La fede cristiana non è l'adesione ad un'ideologia o ad un sistema etico, ma è l'incontro con una persona viva che dà senso a tutta la nostra vita: è l'incontro con Gesù, il crocifisso risorto. Ma noi crediamo veramente? Il nostro incontro con Lui è la fonte di una vita nuova?
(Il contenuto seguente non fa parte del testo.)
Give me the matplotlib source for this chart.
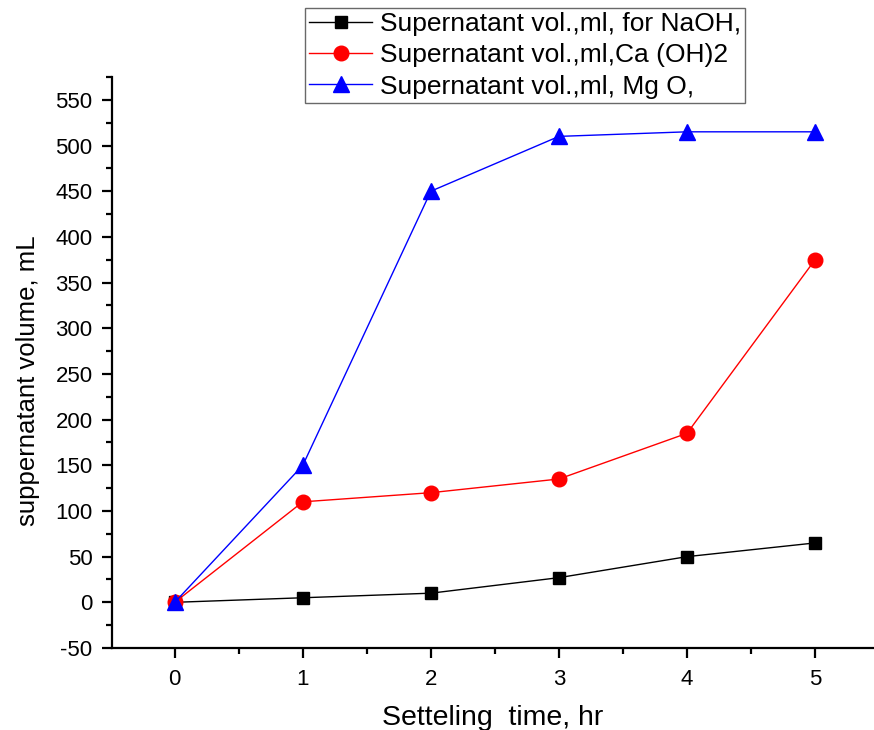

Nella domenica terza di Pasqua, il Vangelo di Luca (Lc.24,35-48) risveglia la nostra domanda e ci apre il cuore, gli occhi, tutti i sensi, per un incontro vivo con Lui.
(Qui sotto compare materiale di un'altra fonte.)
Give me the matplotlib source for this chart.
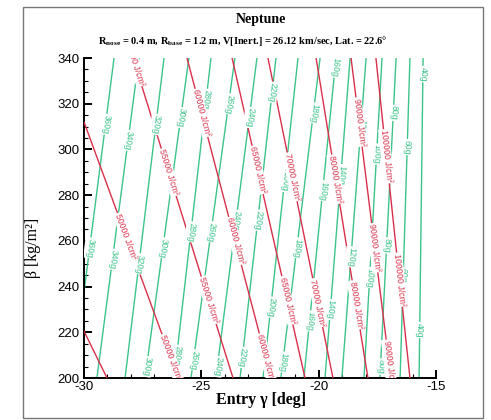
import numpy as np
import matplotlib.pyplot as plt

plt.rcParams['mathtext.fontset'] = 'custom'
plt.rcParams['mathtext.rm'] = 'Liberation Serif:bold'
plt.rcParams['mathtext.bf'] = 'Liberation Serif:bold'
plt.rcParams['axes.unicode_minus'] = False

# g-load contours (value, gamma where they cross beta=340 and beta=200)
g_levels = [360, 340, 320, 300, 280, 260, 240, 220, 200, 180, 160, 140, 120, 100, 80, 60, 40]
g_gamma_top = [-28.72, -27.66, -26.59, -25.53, -24.59, -23.57, -22.63, -21.82, -20.88,
               -19.94, -19.26, -18.66, -17.98, -17.30, -16.70, -16.11, -15.55]
g_gamma_bot = [-30.47, -29.45, -28.25, -27.40, -26.16, -25.44, -24.38, -23.35, -22.37,
               -21.61, -20.63, -19.73, -19.01, -18.07, -17.39, -16.53, -15.72]
g_label_beta = [[311, 257], [304, 252], [311, 250], [314, 257, 205], [322, 264, 210],
                [320, 264, 208], [314, 269, 205], [325, 269, 209], [286, 231],
                [316, 257, 207], [336, 282, 225], [289, 230], [309, 253], [298, 244],
                [316, 258, 205], [301, 245], [333, 221]]

# heat load contours [J/cm^2]
q_levels = [45000, 50000, 55000, 60000, 65000, 70000, 80000, 90000, 100000]
q_gamma_top = [-30.0, -30.0, -27.91, -25.61, -23.69, -22.16, -20.11, -18.62, -17.56]
q_beta_top = [220.5, 312, 340, 340, 340, 340, 340, 340, 340]
q_gamma_bot = [-29.02, -25.99, -23.65, -22.03, -20.58, -19.39, -17.90, -16.92, -16.11]
q_label_beta = [[], [262, 209], [338, 290, 234], [316, 260, 209], [291, 234],
                [288, 233], [287, 232], [312, 257, 206], [297, 243]]

green = '#3cc48a'
red = '#d9304a'

fig = plt.figure(figsize=(4.91, 4.20), dpi=100)
ax = fig.add_axes([84/491, 42/420, 352/491, 320/420])
ax.set_xlim(-30, -15)
ax.set_ylim(200, 340)


def put_labels(g0, b0, g1, b1, betas, text, color):
    p0 = ax.transData.transform((g0, b0))
    p1 = ax.transData.transform((g1, b1))
    ang = np.degrees(np.arctan2(p1[1] - p0[1], p1[0] - p0[0]))
    for b in betas:
        g = g0 + (g1 - g0) * (b - b0) / (b1 - b0)
        ax.text(g, b, text, rotation=ang, rotation_mode='anchor', ha='center',
                va='center', fontsize=6.2, color=color, family='Liberation Sans',
                clip_on=True, zorder=4,
                bbox=dict(facecolor='white', edgecolor='none', pad=0.6))


for lev, gt, gb, lb in zip(g_levels, g_gamma_top, g_gamma_bot, g_label_beta):
    ax.plot([gt, gb], [340, 200], color=green, lw=1.0, zorder=2)
    put_labels(gt, 340, gb, 200, lb, f'{lev}g', green)

for lev, gt, bt, gb, lb in zip(q_levels, q_gamma_top, q_beta_top, q_gamma_bot, q_label_beta):
    ax.plot([gt, gb], [bt, 200], color=red, lw=1.0, zorder=3)
    put_labels(gt, bt, gb, 200, lb, f'{lev} J/cm²', red)

for s in ['top', 'right']:
    ax.spines[s].set_visible(False)
for s in ['left', 'bottom']:
    ax.spines[s].set_linewidth(1.4)

ax.set_xticks(np.arange(-30, -14, 5))
ax.set_xticks(np.arange(-30, -14, 1), minor=True)
ax.set_yticks(np.arange(200, 341, 20))
ax.set_yticks(np.arange(200, 341, 5), minor=True)
ax.tick_params(direction='in', which='major', length=6, width=1.4, labelsize=9.5)
ax.tick_params(direction='in', which='minor', length=3, width=0.8)
ax.tick_params(axis='x', which='major', pad=2)
for t in ax.get_xticklabels() + ax.get_yticklabels():
    t.set_family('Liberation Sans')

fig.text(261/491, 1 - 20/420, 'Neptune', ha='center', va='center',
         family='Liberation Serif', weight='bold', fontsize=10)
fig.text(243/491, 1 - 41/420,
         r'R$_{\mathbf{nose}}$ = 0.4 m, R$_{\mathbf{base}}$ = 1.2 m, V[Inert.] = 26.12 km/sec, Lat. = 22.6°',
         ha='center', va='center', family='Liberation Serif', weight='bold', fontsize=7.5)
fig.text(261/491, 1 - 400/420, 'Entry γ [deg]', ha='center', va='center',
         family='Liberation Serif', weight='bold', fontsize=11.5)
fig.text(33/491, 1 - 248/420, 'β [kg/m²]', ha='center', va='center', rotation=90,
         family='Liberation Serif', fontsize=11.5)

fig.add_artist(plt.Rectangle((23/491, 2/420), 460/491, 411/420, transform=fig.transFigure,
                             fill=False, ec='#777777', lw=1))

fig.savefig('out.png', dpi=100)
Lc.24,34 ha avvertito il suo lettore che il Signore è apparso a Simone prima di manifestarsi ai due discepoli di Emmaus: "Veramente il Signore è risorto" è la prolamazione che ormai risuona in Gerusalemme, come testimonianza di una esperienza vissuta ("Il nostro cuore ardeva mentre egli conversava con noi e ci spiegava le Scritture") da coloro che l'avevano incontrato nella via e l'avevano riconosciuto nello spezzare il pane.
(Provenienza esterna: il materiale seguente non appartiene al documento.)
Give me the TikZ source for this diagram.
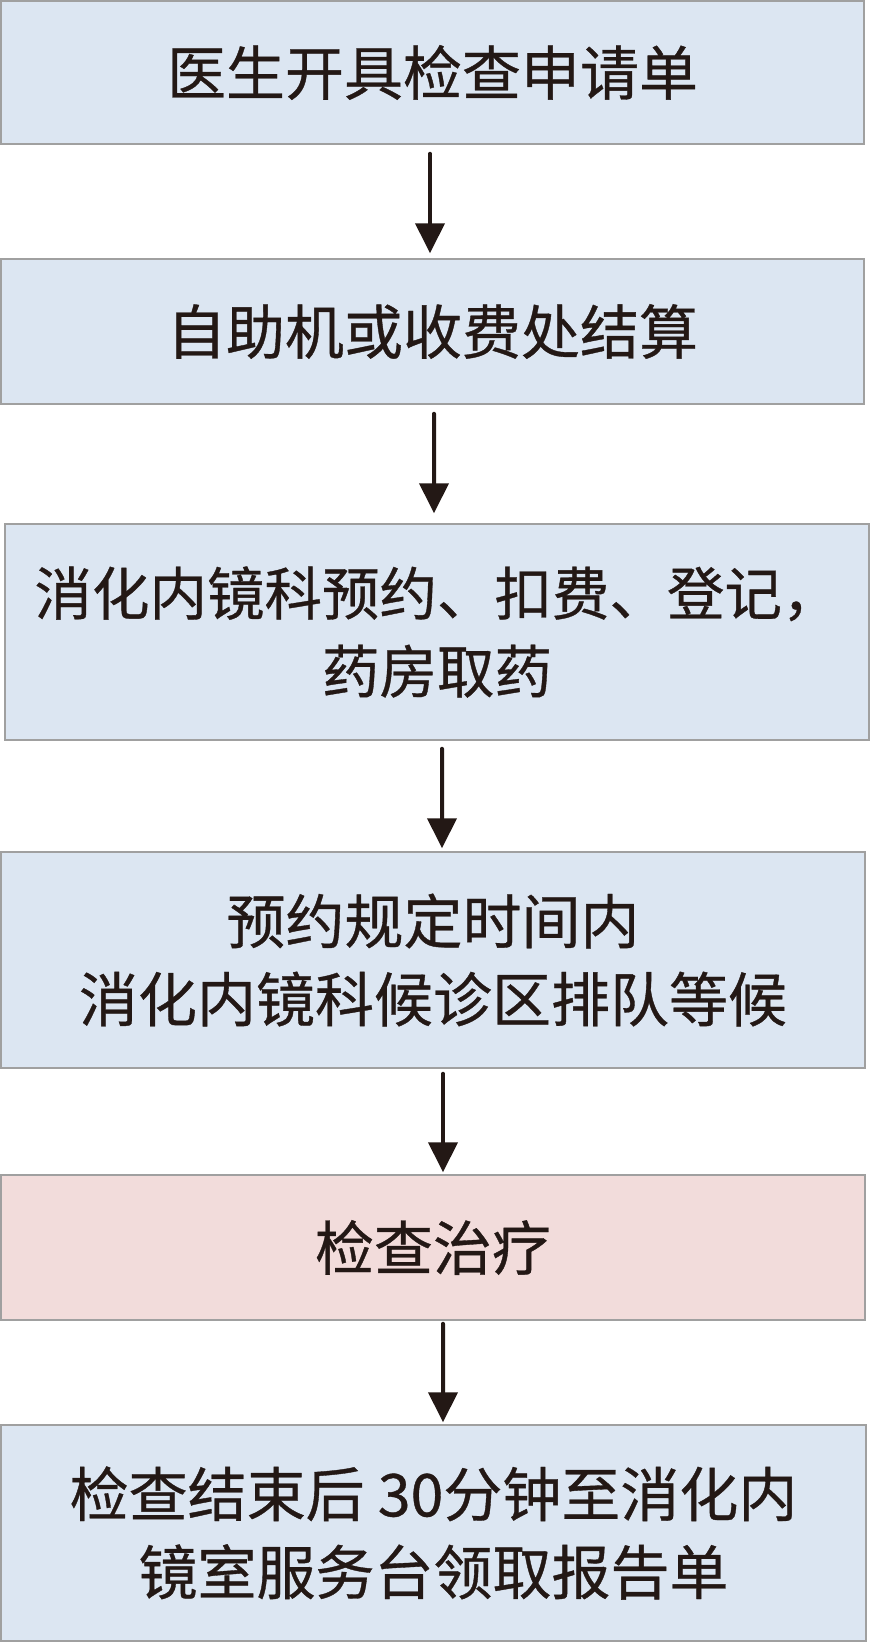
\documentclass[tikz,border=0pt]{standalone}
\usepackage{fontspec}
\newfontfamily\cjk[FakeBold=0.6]{Noto Sans CJK SC}
\usetikzlibrary{arrows.meta}
\definecolor{boxblue}{HTML}{DCE6F2}
\definecolor{boxpink}{HTML}{F2DCDB}
\definecolor{boxline}{HTML}{A0A0A0}
\definecolor{ink}{HTML}{231815}
\tikzset{
  stepbox/.style={draw=boxline, line width=1.5bp, fill=boxblue, rectangle,
    inner sep=0pt, text=ink, align=center,
    font=\cjk\fontsize{59bp}{78bp}\selectfont},
  pinkbox/.style={stepbox, fill=boxpink},
  flowarrow/.style={draw=ink, line width=4bp, line cap=round,
    -{Triangle[width=29bp,length=30bp]}}
}
\begin{document}
\begin{tikzpicture}[x=1bp,y=-1bp]
\useasboundingbox (0,0) rectangle (870,1642);
\fill[white] (0,0) rectangle (870,1642);
\node[stepbox, minimum width=863bp, minimum height=143bp] (b1) at (432.5,72.5) {医生开具检查申请单};
\node[stepbox, minimum width=863bp, minimum height=145bp] (b2) at (432.5,331.5) {自助机或收费处结算};
\node[stepbox, minimum width=864bp, minimum height=216bp,
      font=\cjk\fontsize{57.5bp}{78bp}\selectfont] (b3) at (437,632) {消化内镜科预约、扣费、登记，\\药房取药};
\node[stepbox, minimum width=864bp, minimum height=216bp] (b4) at (433,960) {预约规定时间内\\消化内镜科候诊区排队等候};
\node[pinkbox, minimum width=864bp, minimum height=145bp] (b5) at (433,1247.5) {检查治疗};
\node[stepbox, minimum width=865bp, minimum height=216bp] (b6) at (433.5,1533) {检查结束后 30分钟至消化内\\镜室服务台领取报告单};
\draw[flowarrow] ([xshift=-2.5bp,yshift=-9bp]b1.south) -- ([xshift=-2.5bp,yshift=5bp]b2.north);
\draw[flowarrow] ([xshift=1.5bp,yshift=-9bp]b2.south) -- ([xshift=-3bp,yshift=10bp]b3.north);
\draw[flowarrow] ([xshift=5bp,yshift=-8bp]b3.south) -- ([xshift=9bp,yshift=3bp]b4.north);
\draw[flowarrow] ([xshift=10bp,yshift=-5bp]b4.south) -- ([xshift=10bp,yshift=2bp]b5.north);
\draw[flowarrow] ([xshift=10bp,yshift=-3bp]b5.south) -- ([xshift=9.5bp,yshift=2bp]b6.north);
\end{tikzpicture}
\end{document}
Adesso Luca compone una scena che riguarda ormai il tempo della Chiesa, la comunità, oggi la nostra, che continua a gustare quella prima esperienza. Dopo la proclamazione "veramente il Signore è risorto", il soggetto dei verbi non è più "il Signore" o "Gesù", ma semplicemente "Lui" o "Egli", tanto la sua presenza riempie la scena: "egli sta in mezzo a loro". Il motivo dello stare insieme dei discepoli, la logica che regge i loro pensieri, è "Lui" che sta in mezzo a loro, che dona loro la pace. La pace che Egli dona è il segno della presenza operante di Dio nel mondo, quella che cantavano gli angeli alla nascita del Salvatore, quella che Egli augurava ("Va in pace") a chi manifestava la fede in Lui, è una pace nuova, capace di superare ogni ostacolo: la pace del crocifisso è donata alla comunità che crede in Lui, alla quale è chiesto di portarla nel mondo rispondendo ai dubbi e allo scetticismo di coloro che nella sua crocifissione vedono la fine di ogni sogno messianico.
Luca, ai discepoli "sconvolti e pieni di paura, che credevano di vedere un fantasma", a noi che possiamo riconoscerci in loro, rivolge la domanda: "Perché siete turbati e perché fate calcoli nel vostro cuore?" e l'invito: "Vedete le mie mani e i miei piedi: sono proprio io"... La paura, la chiusura in se stessi, il ritorno ad una lettura autoreferenziale delle cose, impedisce di entrare in una visione nuova del mondo. Certamente Luca intende affrontare le obbiezioni alla risurrezione che vengono dalla cultura greca: di qui l'invito a "palpare" e a "mangiare". In modo simile a quello di Giov.20,24-28 (l'incontro con Tommaso), Luca affronta il problema della fede: il risorto non è un'idea, non è un mito, è lo stesso Gesù di Nazareh, proprio Lui, il crocifisso che appartiene al mondo di Dio. È Lui che tante volte si è seduto a mensa con loro, è Lui, il crocifisso nel quale Dio ha raggiunto il vertice del suo Amore, è vivo ed attira tutto il mondo a sé: adesso, non più increduli ma credenti, hanno superato il loro scetticismo e sono pieni di una gioia indicibile. Non rimanere chiusi in se stessi, aprire il cuore e sentire il suo Amore, toccare il suo corpo donato e vedere con occhi credenti e pieni di stupore che lì è il mistero di un Dio che si annienta per dare la vita, è l'esperienza della fede: solo vedendo il crocifisso sperimentiamo il risorto.
Adesso comincia una vita illuminata da una luce nuova: non è un sogno, ma è l'esperienza dell'Amore che illumina e riscalda la concretezza anche drammatica della vita umana. Luca ricorda l'invito rivolto da Gesù ai suoi discepoli di rileggere le Scritture, la Legge, i Profeti, i Salmi, per entrare nella comprensione piena del mistero della sua morte e della sua risurrezione che illumina gli eventi della storia con la sua luce, e fa di essi la sua memoria viva: il mistero della sua morte e risurrezione si compie nella storia che continua, l'Amore di Dio che si annienta, compatisce, perdona e rigenera, risorge, continua ad essere la forza che cambia il mondo. La conversione, il cambiamento radicale di mentalità, il veder Dio non come l'onnipotente che domina, giudica e condanna, ma come l'Amore che si abbassa, soffre e muore; l'annuncio di un Amore che si dona, perdona, e manifesta la sua onnipotenza nella fragile tenerezza che abbraccia chi si lascia amare: conversione e perdono sono l'attuazione del progetto di Dio che ama il mondo continuando a ricrearlo con il suo Spirito perché il mistero della morte e risurrezione, partendo da Gerusalemme, raggiunga i confini del mondo.